• fix reordering of SVM probability matrix
  • use reference cell parameterization to create dummy variables for factors. The reference level (default first level) does not have a dummy variable. A factor with k levels creates k-1 dummy variables.

  • add SVM to the list of algorithms that need all numeric variables, otherwise create dummy variables

  • add GitHub Action workflows for R CMD check, test coverage, and pkgdown

  • calculate AUC from yardstick

  • package DMwR has been archived, so use SMOTE implementation from package performanceEstimation

  • print error message if suggested package not available

  • fix sequential_eval() for n = 1 bootstrap case

  • add Kappa to evaluation metrics (overall and class-specific)

  • add class-specific accuracy and G-mean metric

New Features

  • use a “one-vs-all” SMOTE subsampling technique: over-sample each class vs. the other classes and combine the oversampled datasets to create the “balanced” dataset

  • new multiclass metric G-mean

  • use yardstick package for most evaluation metrics

  • pass seeds to caret::trainControl() for reproducible tuning (#48)

  • add roc_plot() for plotting multi-class ROC curves

  • add custom print method for objects returned from prediction(). The output was previously not informative and too long

  • add parameter seed_samp to splendid() to allow setting random seed before subsampling

  • splendid_convert() is now defunct. Use splendid_process() for a more comprehensive data pre-processing step. The new function can convert categorical variables to dummy variables as before. Added the ability to standardize continuous variables and apply sampling techniques to deal with class imbalance. Subsampling can only occur on the training set.

  • add parameter stratify to allow stratified bootstrap sampling on training set

  • use standard convention for confusion matrices: predicted in rows, reference in columns

  • replace MLmetrics::MultiLogLoss() with ModelMetrics::mlogLoss() in logloss() since it handles the case when the truth has a category with 0 counts but is represented in the probability matrix

  • add NPV and specificity to evaluation()

Minor Changes

  • increase minimum R version to 3.6.0

  • move packages used for classification to Suggests to reduce the number of dependencies and are used conditionally

  • remove deprecated context() from tests

  • update roxygen and docs

  • internal functions deprecated and imported from new packages as needed

  • update vignette parameter descriptions

Bug Fixes

  • put the macro and micro averaged ROC curves at the end of legend in roc_plot()

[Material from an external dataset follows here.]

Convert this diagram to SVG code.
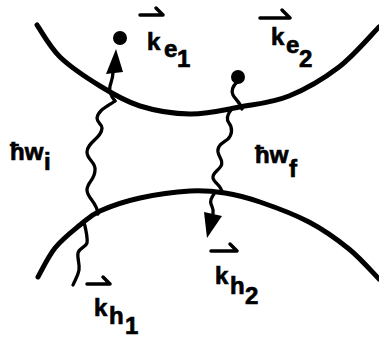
<svg xmlns="http://www.w3.org/2000/svg" width="379" height="338" viewBox="0 0 379 338">
<style>
.band{fill:none;stroke:#000;stroke-width:5;stroke-linecap:round}
.wave{fill:none;stroke:#000;stroke-width:3.3;stroke-linecap:round;stroke-linejoin:round}
.vec{fill:none;stroke:#000;stroke-width:3.5;stroke-linecap:round;stroke-linejoin:round}
.lbl{font-family:"Liberation Sans",Arial,sans-serif;font-weight:bold;font-size:24px;fill:#000;stroke:#000;stroke-width:0.7}
</style>
<rect width="379" height="338" fill="#fff"/>
<g id="bands">
<path class="band" d="M37,25 C40.8,30.3 49.5,46.8 60,57 C70.5,67.2 86.7,77.8 100,86 C113.3,94.2 125,101.3 140,106 C155,110.7 173.3,113.8 190,114 C206.7,114.2 223.5,110 240,107 C256.5,104 272.5,102.7 289,96 C305.5,89.3 324,78.5 339,67 C354,55.5 372.3,33.7 379,27"/>
<path class="band" d="M38,277 C40.8,272.2 48,256.7 55,248 C62,239.3 72.5,231.2 80,225 C87.5,218.8 90,215.5 100,211 C110,206.5 125,201.3 140,198 C155,194.7 175.8,191.8 190,191 C204.2,190.2 213.3,191.2 225,193 C236.7,194.8 246,197.2 260,202 C274,206.8 294.2,214.2 309,222 C323.8,229.8 337.3,239.5 349,249 C360.7,258.5 374,274 379,279"/>
</g>
<g id="connectors">
<path class="wave" d="M115,101 C108,106 98,110 97,118 C97,123 102,124 102,128 C102,138 87,142 87,152 C87,160 96,162 95,170 C95,180 87,182 87,190 C87,198 97,202 98,214"/>
<path class="wave" d="M115,101 C110,95 109,90 110,86 C111,82 113,78 113,72"/>
<polygon points="116,49 106,74 123,72" fill="#000"/>
<path class="wave" d="M84,222 C86,230 88,238 87,243 C86,247 79,248 78,253 C77,258 80,264 79,270 C78,276 75,280 73,285"/>
<path class="wave" d="M237,82 C233,86 231,91 233,95 C235,99 240,102 242,109"/>
<path class="wave" d="M231,110 C227,115 226,119 229,123 C233,128 232,135 228,139 C223,143 217,145 218,152 C219,158 224,161 221,166 C218,171 212,173 213,178 C214,183 221,185 222,192"/>
<path class="wave" d="M214,194 C211,198 210,201 211,204 C212,207 214,209 213,214"/>
<polygon points="204,212 222,216 207,238" fill="#000"/>
</g>
<g id="electron1">
<circle cx="120" cy="38" r="7" fill="#000"/>
<path class="vec" d="M140,15 H163 L156,8"/>
<text class="lbl" x="147" y="50">k</text>
<text class="lbl" x="164" y="57">e</text>
<text class="lbl" x="177" y="67">1</text>
</g>
<g id="electron2">
<circle cx="238" cy="77" r="7" fill="#000"/>
<path class="vec" d="M260,18 H290 L282,10"/>
<text class="lbl" x="271" y="45">k</text>
<text class="lbl" x="286" y="53">e</text>
<text class="lbl" x="299" y="67">2</text>
</g>
<g id="hole1">
<path class="vec" d="M87,284 H110 L103,277"/>
<text class="lbl" x="94" y="316">k</text>
<text class="lbl" x="109" y="324">h</text>
<text class="lbl" x="125" y="334">1</text>
</g>
<g id="hole2">
<path class="vec" d="M211,251 H237 L230,244"/>
<text class="lbl" x="215" y="284">k</text>
<text class="lbl" x="230" y="294">h</text>
<text class="lbl" x="245" y="304">2</text>
</g>
<g id="photon-i">
<text class="lbl" x="10" y="160" font-size="23">ħw</text>
<text class="lbl" x="44" y="170" font-size="21">i</text>
</g>
<g id="photon-f">
<text class="lbl" x="255" y="163" font-size="23">ħw</text>
<text class="lbl" x="289" y="177" font-size="21">f</text>
</g>
</svg>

  • suppress warnings in call to multiROC::multi_roc() after updates to stats:::regularize.values() in R-3.6.0 passes warn.collapsing = TRUE if there is no value for ties in stats::approx()

  • in sequential method, remove bootstrap iterations with an undefined F1-measure from average calculation

  • increase perc.over and perc.under in SMOTE subsampling to ensure the second to smallest class has > 0 cases

  • decrease minsplit in adaboost so fewer observations are needed to split a node in the rpart classifier

  • fix num_class in xgboost: number of classes should be taken from factor levels (some might be dropped from training set)

  • fix factor order in class_threshold() to take from column order of associated probability matrix

  • Default seed parameter value NULL does not invoke set.seed()

  • Extend random seed parameter to more algorithms

  • Extended categorical variable conversion to classification()

  • Reinstate tidy evaluation semantics after package dependencies updated

  • Improved RFE interface

  • Added AdaBoost.M1 algorithm

  • Added a NEWS.md file to track changes to the package.